→ Plotting code records:
-- start --
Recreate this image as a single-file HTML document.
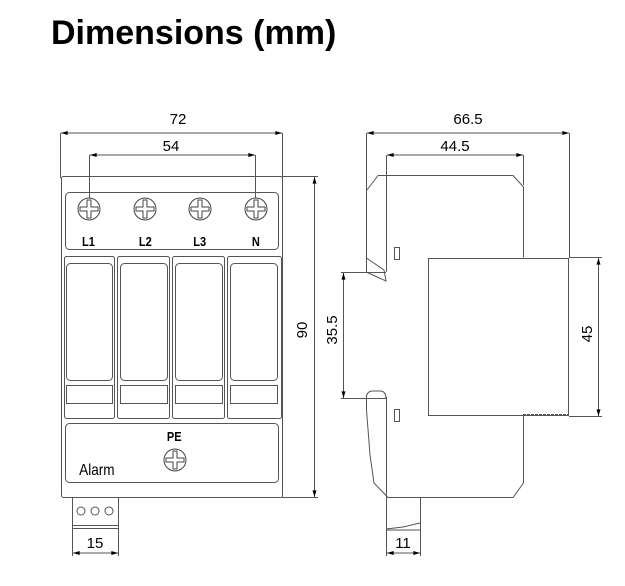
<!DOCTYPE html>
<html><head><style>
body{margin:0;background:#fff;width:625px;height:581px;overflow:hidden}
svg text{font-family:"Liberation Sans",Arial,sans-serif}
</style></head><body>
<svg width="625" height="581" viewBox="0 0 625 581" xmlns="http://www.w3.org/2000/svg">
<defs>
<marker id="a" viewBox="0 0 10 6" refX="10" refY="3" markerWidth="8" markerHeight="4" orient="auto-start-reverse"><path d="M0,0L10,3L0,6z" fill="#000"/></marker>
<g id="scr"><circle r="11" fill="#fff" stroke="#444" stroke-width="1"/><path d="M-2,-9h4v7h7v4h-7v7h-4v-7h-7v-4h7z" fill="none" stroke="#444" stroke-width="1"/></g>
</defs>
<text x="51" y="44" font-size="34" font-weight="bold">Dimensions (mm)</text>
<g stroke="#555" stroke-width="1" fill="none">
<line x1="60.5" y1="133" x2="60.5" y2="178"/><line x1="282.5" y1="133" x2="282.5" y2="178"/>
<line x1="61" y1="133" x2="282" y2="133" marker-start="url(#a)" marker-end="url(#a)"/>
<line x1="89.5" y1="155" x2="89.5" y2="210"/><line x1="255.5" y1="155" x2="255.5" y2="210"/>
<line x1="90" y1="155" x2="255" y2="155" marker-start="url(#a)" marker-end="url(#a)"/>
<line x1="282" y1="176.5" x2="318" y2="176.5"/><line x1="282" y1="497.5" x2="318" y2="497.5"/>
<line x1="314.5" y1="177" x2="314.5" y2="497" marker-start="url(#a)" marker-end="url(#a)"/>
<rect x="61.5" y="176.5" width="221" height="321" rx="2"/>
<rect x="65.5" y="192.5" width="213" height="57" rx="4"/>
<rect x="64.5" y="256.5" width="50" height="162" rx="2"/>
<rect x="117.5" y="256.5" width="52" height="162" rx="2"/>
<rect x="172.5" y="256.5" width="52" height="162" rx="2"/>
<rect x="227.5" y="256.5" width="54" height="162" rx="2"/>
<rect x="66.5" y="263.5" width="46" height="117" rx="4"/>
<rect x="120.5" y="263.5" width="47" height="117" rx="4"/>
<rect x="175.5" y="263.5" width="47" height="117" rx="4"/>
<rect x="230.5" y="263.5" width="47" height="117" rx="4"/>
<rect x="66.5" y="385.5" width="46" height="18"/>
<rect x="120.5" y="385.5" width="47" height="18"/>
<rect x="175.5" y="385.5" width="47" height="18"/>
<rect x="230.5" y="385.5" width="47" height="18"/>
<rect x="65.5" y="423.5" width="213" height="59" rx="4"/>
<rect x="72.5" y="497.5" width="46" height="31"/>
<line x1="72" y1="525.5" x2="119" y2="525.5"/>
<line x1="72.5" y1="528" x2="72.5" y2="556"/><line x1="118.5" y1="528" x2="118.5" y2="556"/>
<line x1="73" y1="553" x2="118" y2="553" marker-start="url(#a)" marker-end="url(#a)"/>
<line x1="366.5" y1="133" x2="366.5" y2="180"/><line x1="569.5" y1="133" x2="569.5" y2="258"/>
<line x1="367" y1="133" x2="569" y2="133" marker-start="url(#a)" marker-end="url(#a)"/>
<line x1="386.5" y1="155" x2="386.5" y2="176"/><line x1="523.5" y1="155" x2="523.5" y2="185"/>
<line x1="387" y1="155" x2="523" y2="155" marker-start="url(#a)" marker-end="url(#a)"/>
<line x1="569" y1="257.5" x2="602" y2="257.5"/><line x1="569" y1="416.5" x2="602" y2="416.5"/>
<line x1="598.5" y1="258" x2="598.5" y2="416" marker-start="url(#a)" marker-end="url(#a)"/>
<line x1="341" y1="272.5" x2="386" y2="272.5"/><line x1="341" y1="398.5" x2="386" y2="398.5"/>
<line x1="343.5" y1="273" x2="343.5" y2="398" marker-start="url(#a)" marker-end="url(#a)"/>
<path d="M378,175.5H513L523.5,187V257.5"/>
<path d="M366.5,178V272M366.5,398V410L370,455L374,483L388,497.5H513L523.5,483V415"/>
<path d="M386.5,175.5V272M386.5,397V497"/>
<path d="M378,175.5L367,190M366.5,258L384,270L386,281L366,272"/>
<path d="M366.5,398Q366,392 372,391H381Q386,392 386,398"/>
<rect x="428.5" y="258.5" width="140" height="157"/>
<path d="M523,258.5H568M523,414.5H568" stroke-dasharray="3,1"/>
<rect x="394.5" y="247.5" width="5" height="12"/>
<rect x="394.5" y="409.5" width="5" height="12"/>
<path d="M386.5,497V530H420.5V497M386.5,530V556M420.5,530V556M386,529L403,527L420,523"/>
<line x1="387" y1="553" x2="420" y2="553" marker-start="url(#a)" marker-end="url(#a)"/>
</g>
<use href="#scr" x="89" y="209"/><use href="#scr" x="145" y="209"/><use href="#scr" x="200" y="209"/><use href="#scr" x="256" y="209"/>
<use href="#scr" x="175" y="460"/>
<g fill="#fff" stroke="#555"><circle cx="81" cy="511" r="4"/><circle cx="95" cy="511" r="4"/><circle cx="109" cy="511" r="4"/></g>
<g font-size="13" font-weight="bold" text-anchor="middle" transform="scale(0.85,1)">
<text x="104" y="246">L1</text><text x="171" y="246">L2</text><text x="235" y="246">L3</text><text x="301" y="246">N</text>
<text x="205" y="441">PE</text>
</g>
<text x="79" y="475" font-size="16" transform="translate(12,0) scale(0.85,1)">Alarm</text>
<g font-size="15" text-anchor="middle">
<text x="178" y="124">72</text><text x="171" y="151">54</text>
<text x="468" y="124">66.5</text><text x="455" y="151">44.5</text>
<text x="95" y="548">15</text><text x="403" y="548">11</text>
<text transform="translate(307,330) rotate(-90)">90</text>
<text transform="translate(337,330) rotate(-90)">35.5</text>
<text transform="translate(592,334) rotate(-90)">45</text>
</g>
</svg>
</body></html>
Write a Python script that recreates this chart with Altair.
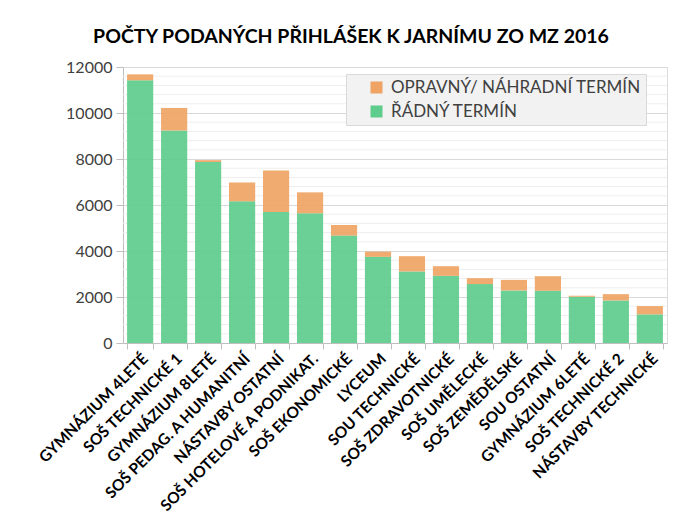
-- end --
→ TASK TO COMPLETE: Set down the complete material exactly, but do not include the images.

→ ANSWER TO THE PROBLEM:
Recreate this image as a single-file HTML document.
<!DOCTYPE html>
<html><head><style>
body{margin:0;background:#fff;width:625px;height:581px;overflow:hidden}
svg text{font-family:"Liberation Sans",Arial,sans-serif}
</style></head><body>
<svg width="625" height="581" viewBox="0 0 625 581" xmlns="http://www.w3.org/2000/svg">
<defs>
<marker id="a" viewBox="0 0 10 6" refX="10" refY="3" markerWidth="8" markerHeight="4" orient="auto-start-reverse"><path d="M0,0L10,3L0,6z" fill="#000"/></marker>
<g id="scr"><circle r="11" fill="#fff" stroke="#444" stroke-width="1"/><path d="M-2,-9h4v7h7v4h-7v7h-4v-7h-7v-4h7z" fill="none" stroke="#444" stroke-width="1"/></g>
</defs>
<text x="51" y="44" font-size="34" font-weight="bold">Dimensions (mm)</text>
<g stroke="#555" stroke-width="1" fill="none">
<line x1="60.5" y1="133" x2="60.5" y2="178"/><line x1="282.5" y1="133" x2="282.5" y2="178"/>
<line x1="61" y1="133" x2="282" y2="133" marker-start="url(#a)" marker-end="url(#a)"/>
<line x1="89.5" y1="155" x2="89.5" y2="210"/><line x1="255.5" y1="155" x2="255.5" y2="210"/>
<line x1="90" y1="155" x2="255" y2="155" marker-start="url(#a)" marker-end="url(#a)"/>
<line x1="282" y1="176.5" x2="318" y2="176.5"/><line x1="282" y1="497.5" x2="318" y2="497.5"/>
<line x1="314.5" y1="177" x2="314.5" y2="497" marker-start="url(#a)" marker-end="url(#a)"/>
<rect x="61.5" y="176.5" width="221" height="321" rx="2"/>
<rect x="65.5" y="192.5" width="213" height="57" rx="4"/>
<rect x="64.5" y="256.5" width="50" height="162" rx="2"/>
<rect x="117.5" y="256.5" width="52" height="162" rx="2"/>
<rect x="172.5" y="256.5" width="52" height="162" rx="2"/>
<rect x="227.5" y="256.5" width="54" height="162" rx="2"/>
<rect x="66.5" y="263.5" width="46" height="117" rx="4"/>
<rect x="120.5" y="263.5" width="47" height="117" rx="4"/>
<rect x="175.5" y="263.5" width="47" height="117" rx="4"/>
<rect x="230.5" y="263.5" width="47" height="117" rx="4"/>
<rect x="66.5" y="385.5" width="46" height="18"/>
<rect x="120.5" y="385.5" width="47" height="18"/>
<rect x="175.5" y="385.5" width="47" height="18"/>
<rect x="230.5" y="385.5" width="47" height="18"/>
<rect x="65.5" y="423.5" width="213" height="59" rx="4"/>
<rect x="72.5" y="497.5" width="46" height="31"/>
<line x1="72" y1="525.5" x2="119" y2="525.5"/>
<line x1="72.5" y1="528" x2="72.5" y2="556"/><line x1="118.5" y1="528" x2="118.5" y2="556"/>
<line x1="73" y1="553" x2="118" y2="553" marker-start="url(#a)" marker-end="url(#a)"/>
<line x1="366.5" y1="133" x2="366.5" y2="180"/><line x1="569.5" y1="133" x2="569.5" y2="258"/>
<line x1="367" y1="133" x2="569" y2="133" marker-start="url(#a)" marker-end="url(#a)"/>
<line x1="386.5" y1="155" x2="386.5" y2="176"/><line x1="523.5" y1="155" x2="523.5" y2="185"/>
<line x1="387" y1="155" x2="523" y2="155" marker-start="url(#a)" marker-end="url(#a)"/>
<line x1="569" y1="257.5" x2="602" y2="257.5"/><line x1="569" y1="416.5" x2="602" y2="416.5"/>
<line x1="598.5" y1="258" x2="598.5" y2="416" marker-start="url(#a)" marker-end="url(#a)"/>
<line x1="341" y1="272.5" x2="386" y2="272.5"/><line x1="341" y1="398.5" x2="386" y2="398.5"/>
<line x1="343.5" y1="273" x2="343.5" y2="398" marker-start="url(#a)" marker-end="url(#a)"/>
<path d="M378,175.5H513L523.5,187V257.5"/>
<path d="M366.5,178V272M366.5,398V410L370,455L374,483L388,497.5H513L523.5,483V415"/>
<path d="M386.5,175.5V272M386.5,397V497"/>
<path d="M378,175.5L367,190M366.5,258L384,270L386,281L366,272"/>
<path d="M366.5,398Q366,392 372,391H381Q386,392 386,398"/>
<rect x="428.5" y="258.5" width="140" height="157"/>
<path d="M523,258.5H568M523,414.5H568" stroke-dasharray="3,1"/>
<rect x="394.5" y="247.5" width="5" height="12"/>
<rect x="394.5" y="409.5" width="5" height="12"/>
<path d="M386.5,497V530H420.5V497M386.5,530V556M420.5,530V556M386,529L403,527L420,523"/>
<line x1="387" y1="553" x2="420" y2="553" marker-start="url(#a)" marker-end="url(#a)"/>
</g>
<use href="#scr" x="89" y="209"/><use href="#scr" x="145" y="209"/><use href="#scr" x="200" y="209"/><use href="#scr" x="256" y="209"/>
<use href="#scr" x="175" y="460"/>
<g fill="#fff" stroke="#555"><circle cx="81" cy="511" r="4"/><circle cx="95" cy="511" r="4"/><circle cx="109" cy="511" r="4"/></g>
<g font-size="13" font-weight="bold" text-anchor="middle" transform="scale(0.85,1)">
<text x="104" y="246">L1</text><text x="171" y="246">L2</text><text x="235" y="246">L3</text><text x="301" y="246">N</text>
<text x="205" y="441">PE</text>
</g>
<text x="79" y="475" font-size="16" transform="translate(12,0) scale(0.85,1)">Alarm</text>
<g font-size="15" text-anchor="middle">
<text x="178" y="124">72</text><text x="171" y="151">54</text>
<text x="468" y="124">66.5</text><text x="455" y="151">44.5</text>
<text x="95" y="548">15</text><text x="403" y="548">11</text>
<text transform="translate(307,330) rotate(-90)">90</text>
<text transform="translate(337,330) rotate(-90)">35.5</text>
<text transform="translate(592,334) rotate(-90)">45</text>
</g>
</svg>
</body></html>
Write a Python script that recreates this chart with Altair.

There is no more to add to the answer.